- [TO BE DONE]:
Sort through the entries below and pull out lines containing the word "matplotlib".

- [RECORDS SHOWN]:

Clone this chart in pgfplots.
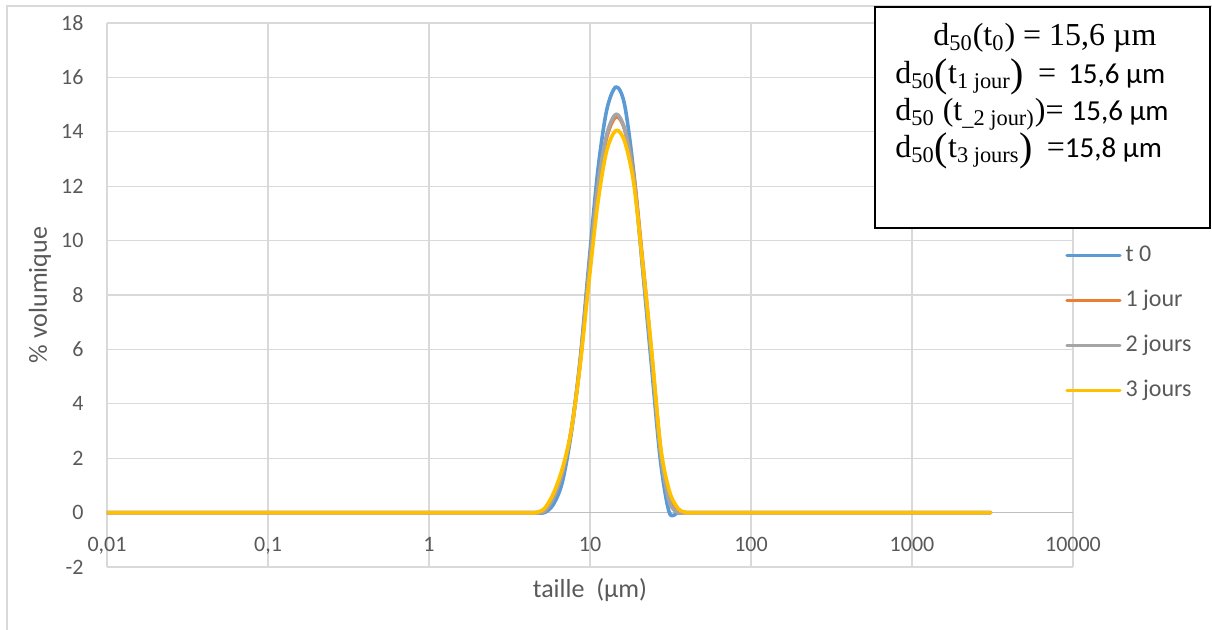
\documentclass[border=0pt]{standalone}
\usepackage{pgfplots}
\pgfplotsset{compat=1.18}
\usepackage{fontspec}
\setmainfont{Carlito}
\newfontfamily\seriffont{Liberation Serif}
\definecolor{cblue}{HTML}{5B9BD5}
\definecolor{corange}{HTML}{ED7D31}
\definecolor{cgray}{HTML}{A5A5A5}
\definecolor{cyellow}{HTML}{FFC000}
\definecolor{gridc}{HTML}{D9D9D9}
\definecolor{axisc}{HTML}{BFBFBF}
\definecolor{textc}{HTML}{595959}
\newcommand{\bigL}{\raisebox{-0.12em}{\fontsize{20}{20}\selectfont(}}
\newcommand{\bigR}{\raisebox{-0.12em}{\fontsize{20}{20}\selectfont)}}
\begin{document}
\begin{tikzpicture}
\useasboundingbox (-53.5pt,-31pt) rectangle (552.5pt,283.5pt);
\draw[gridc, line width=0.75pt] (-50pt,-40pt) -- (-50pt,280.5pt) -- (560pt,280.5pt);
\begin{axis}[
  at={(0pt,0pt)}, anchor=south west,
  scale only axis, width=483pt, height=272pt,
  xmode=log, xmin=0.01, xmax=10000, ymin=-2, ymax=18,
  xtick={0.01,0.1,1,10,100,1000,10000},
  xticklabels={{0,01},{0,1},1,10,100,1000,10000},
  minor xtick={},
  ytick={-2,0,2,4,6,8,10,12,14,16,18},
  yticklabels={-2,0,2,4,6,8,10,12,14,16,18},
  xmajorgrids, ymajorgrids,
  major grid style={draw=gridc, line width=0.6pt},
  axis line style={draw=none},
  major tick length=0pt,
  tick style={draw=none},
  ticklabel style={font=\fontsize{11}{13}\selectfont, text=textc},
  xticklabel style={yshift=18.5pt},
  yticklabel style={xshift=-8.2pt},
  extra y ticks={0}, extra y tick labels={},
  extra y tick style={ymajorgrids=true, major grid style={draw=axisc, line width=0.8pt}},
  xlabel={taille\ \ (µm)}, ylabel={\% volumique},
  label style={font=\fontsize{13}{15}\selectfont, text=textc},
  xlabel style={at={(axis description cs:0.5,-0.0423)}, anchor=center},
  ylabel style={at={(axis description cs:-0.0694,0.5)}, anchor=center},
  legend style={at={(0.9917,0.4485)}, anchor=west, draw=none, fill=none, inner sep=0pt,
    font=\fontsize{12}{14}\selectfont, text=textc, row sep=11.5pt,
    nodes={inner xsep=2pt, inner ysep=0pt, text height=8.5pt, text depth=2.5pt}},
  legend cell align=left,
  legend image code/.code={\draw[#1, line width=1.6pt] (0pt,0pt) -- (26.5pt,0pt);},
  every axis plot/.append style={line width=1.8pt, smooth, line join=round, line cap=round},
]
\addplot[cblue] coordinates {(0.01,0) (1,0) (3.55,0) (4.03,0) (4.58,0) (5.21,0) (5.92,0.3) (6.72,1.1) (7.64,2.9) (8.68,5.6) (9.86,9.2) (11.2,12.6) (12.7,14.8) (14.5,15.65) (16.4,15.0) (18.7,12.5) (21.2,9.0) (24.1,5.4) (27.4,1.9) (31.1,0) (35.3,0) (40.1,0) (100,0) (1000,0) (3080,0)};
\addlegendentry{t 0}
\addplot[corange] coordinates {(0.01,0) (1,0) (3.55,0) (4.03,0) (4.58,0) (5.21,0.05) (5.92,0.55) (6.72,1.45) (7.64,3.0) (8.68,5.5) (9.86,8.9) (11.2,12.0) (12.7,13.8) (14.5,14.55) (16.4,14.1) (18.7,12.4) (21.2,9.3) (24.1,5.9) (27.4,2.4) (31.1,0.5) (35.3,0) (40.1,0) (100,0) (1000,0) (3080,0)};
\addlegendentry{1 jour}
\addplot[cgray] coordinates {(0.01,0) (1,0) (3.55,0) (4.03,0) (4.58,0) (5.21,0.05) (5.92,0.55) (6.72,1.45) (7.64,3.0) (8.68,5.5) (9.86,8.9) (11.2,12.0) (12.7,13.9) (14.5,14.65) (16.4,14.1) (18.7,12.3) (21.2,9.1) (24.1,5.7) (27.4,2.2) (31.1,0.4) (35.3,0) (40.1,0) (100,0) (1000,0) (3080,0)};
\addlegendentry{2 jours}
\addplot[cyellow] coordinates {(0.01,0) (1,0) (3.55,0) (4.03,0) (4.58,0) (5.21,0.15) (5.92,0.7) (6.72,1.6) (7.64,3.0) (8.68,5.4) (9.86,8.5) (11.2,11.4) (12.7,13.3) (14.5,14.05) (16.4,13.65) (18.7,12.1) (21.2,9.2) (24.1,6.0) (27.4,2.45) (31.1,0.8) (35.3,0.15) (40.1,0) (45.6,0) (100,0) (1000,0) (3080,0)};
\addlegendentry{3 jours}
\end{axis}
\draw[black, line width=1pt, fill=white] (384pt,169.5pt) rectangle (551.5pt,280pt);
\node[anchor=base, inner sep=0pt, font=\fontsize{16}{18}\selectfont] at (469pt,261pt) {\seriffont d\textsubscript{50}(t\textsubscript{0}) = 15,6 µm};
\node[anchor=base west, inner sep=0pt, font=\fontsize{16}{18}\selectfont] at (394pt,242pt) {{\seriffont d\textsubscript{50}\bigL t\textsubscript{1 jour}\bigR\hspace{3pt} = \hspace{2pt}}{\fontsize{14.5}{16}\selectfont 15,6 µm}};
\node[anchor=base west, inner sep=0pt, font=\fontsize{16}{18}\selectfont] at (394pt,223.5pt) {{\seriffont d\textsubscript{50} (t\textsubscript{\_2 jour)})= }{\fontsize{14.5}{16}\selectfont 15,6 µm}};
\node[anchor=base west, inner sep=0pt, font=\fontsize{16}{18}\selectfont] at (394pt,205pt) {{\seriffont d\textsubscript{50}\bigL t\textsubscript{3 jours}\bigR\hspace{3pt} =}{\fontsize{14.5}{16}\selectfont 15,8 µm}};
\end{tikzpicture}
\end{document}
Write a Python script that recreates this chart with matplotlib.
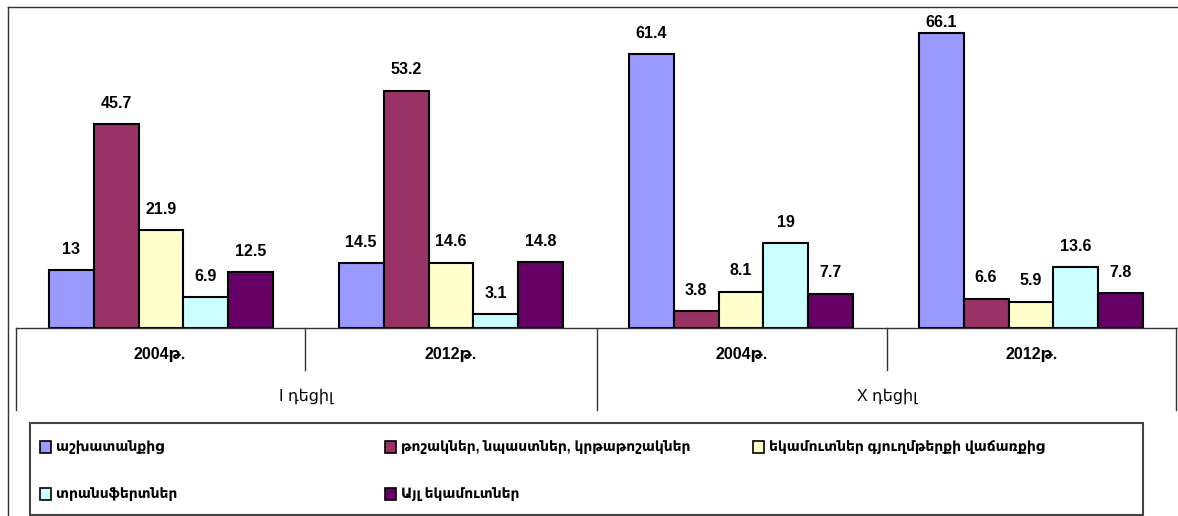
import matplotlib
matplotlib.use("Agg")
import matplotlib.pyplot as plt
from matplotlib.patches import Rectangle
from matplotlib.lines import Line2D
import numpy as np

plt.rcParams["font.family"] = ["Liberation Sans", "DejaVu Sans"]

# ── Data ──────────────────────────────────────────────────────────────────────
years = ["2004թ.", "2012թ.", "2004թ.", "2012թ."]
deciles = ["I դեցիլ", "X դեցիլ"]
series_names = [
    "աշխատանքից",
    "թոշակներ, նպաստներ, կրթաթոշակներ",
    "եկամուտներ գյուղմթերքի վաճառքից",
    "տրանսֆերտներ",
    "Այլ եկամուտներ",
]
work      = [13, 14.5, 61.4, 66.1]
pensions  = [45.7, 53.2, 3.8, 6.6]
agri      = [21.9, 14.6, 8.1, 5.9]
transfers = [6.9, 3.1, 19, 13.6]
other     = [12.5, 14.8, 7.7, 7.8]
series = [work, pensions, agri, transfers, other]
colors = ["#9999FF", "#993366", "#FFFFCC", "#CCFFFF", "#660066"]

W, H = 1178, 516
fig = plt.figure(figsize=(W / 100, H / 100), dpi=100, facecolor="white")


def fx(px):
    return px / W


def fy(py):
    return 1 - py / H


ax = fig.add_axes([fx(16), fy(328), fx(1176) - fx(16), fy(16) - fy(328)])
ax.set_xlim(-0.5, 3.5)
ax.set_ylim(0, 70)
ax.axis("off")

x = np.arange(len(years))
bw = 0.155
for i, (vals, col) in enumerate(zip(series, colors)):
    pos = x + (i - 2) * bw
    bars = ax.bar(pos, vals, width=bw, color=col, edgecolor="black", linewidth=1.5)
    for b, v in zip(bars, vals):
        # labels sit above the bar, squeezed under the top edge when needed
        ty = min(v + 4.7, 68.6)
        ax.text(b.get_x() + b.get_width() / 2, ty, f"{v:g}",
                ha="center", va="center", fontsize=11.5, fontweight="bold")

# ── Category table below the bars ─────────────────────────────────────────────
lc = "#333333"
fig.add_artist(Line2D([fx(16), fx(1178)], [fy(328), fy(328)], color=lc, lw=1))
for px in [16, 597, 1176]:
    fig.add_artist(Line2D([fx(px), fx(px)], [fy(328), fy(410)], color=lc, lw=1))
for px in [305, 887]:
    fig.add_artist(Line2D([fx(px), fx(px)], [fy(328), fy(370)], color=lc, lw=1))
ycen = [160, 451, 742, 1032]
for c, lab in zip(ycen, years):
    fig.text(fx(c), fy(354), lab, ha="center", va="center", fontsize=11.5, fontweight="bold")
for c, lab in zip([306, 887], deciles):
    fig.text(fx(c), fy(396), lab, ha="center", va="center", fontsize=11.5)

# ── Outer frame ───────────────────────────────────────────────────────────────
fig.add_artist(Line2D([fx(8), fx(8)], [fy(7), 0], color=lc, lw=1))
fig.add_artist(Line2D([fx(8), 1], [fy(7), fy(7)], color=lc, lw=1))

# ── Legend ────────────────────────────────────────────────────────────────────
fig.add_artist(Rectangle((fx(30), fy(515)), fx(1143) - fx(30), fy(423) - fy(515),
                         transform=fig.transFigure, facecolor="none",
                         edgecolor="#444444", lw=1.5))
leg_pos = [(40, 447), (385, 447), (753, 447), (40, 494), (385, 494)]
for (px, py), name, col in zip(leg_pos, series_names, colors):
    fig.add_artist(Rectangle((fx(px), fy(py + 6)), fx(px + 11) - fx(px), fy(py - 6) - fy(py + 6),
                             transform=fig.transFigure, facecolor=col,
                             edgecolor="black", lw=1.2))
    fig.text(fx(px + 16), fy(py), name, ha="left", va="center", fontsize=10,
             fontweight="bold")

fig.savefig("out.png", dpi=100, facecolor="white")
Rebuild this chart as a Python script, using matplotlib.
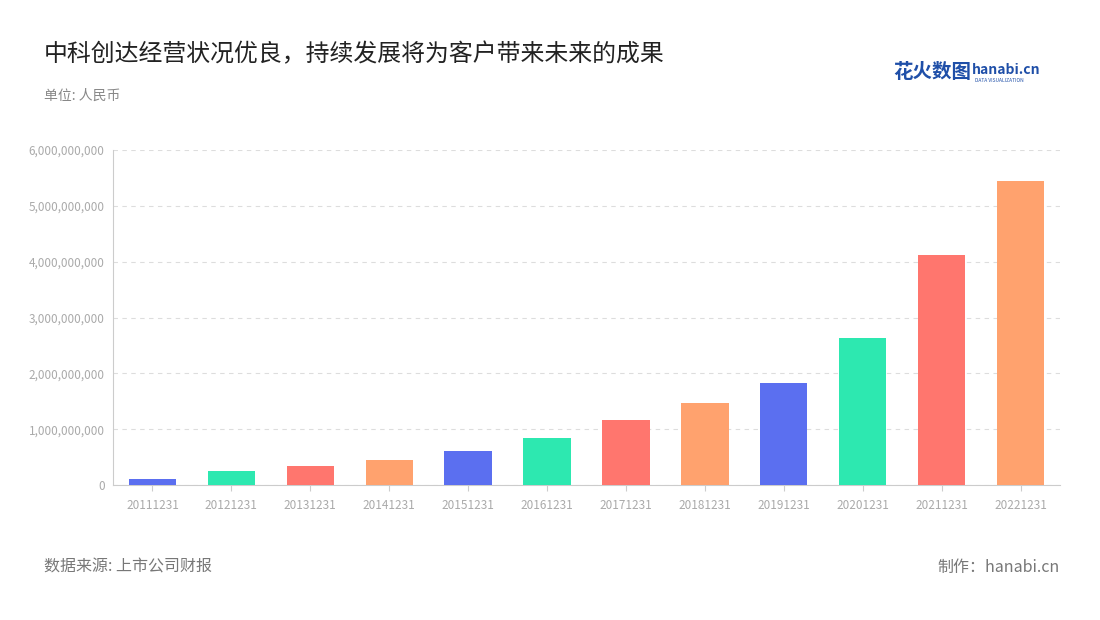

- [OUTPUT OF THE TASK]:
Write a Python script that recreates this chart with matplotlib.
import matplotlib
matplotlib.use("Agg")
import matplotlib.pyplot as plt
from matplotlib.patches import Rectangle
from matplotlib.lines import Line2D
Rebuild this chart as a Python script, using matplotlib.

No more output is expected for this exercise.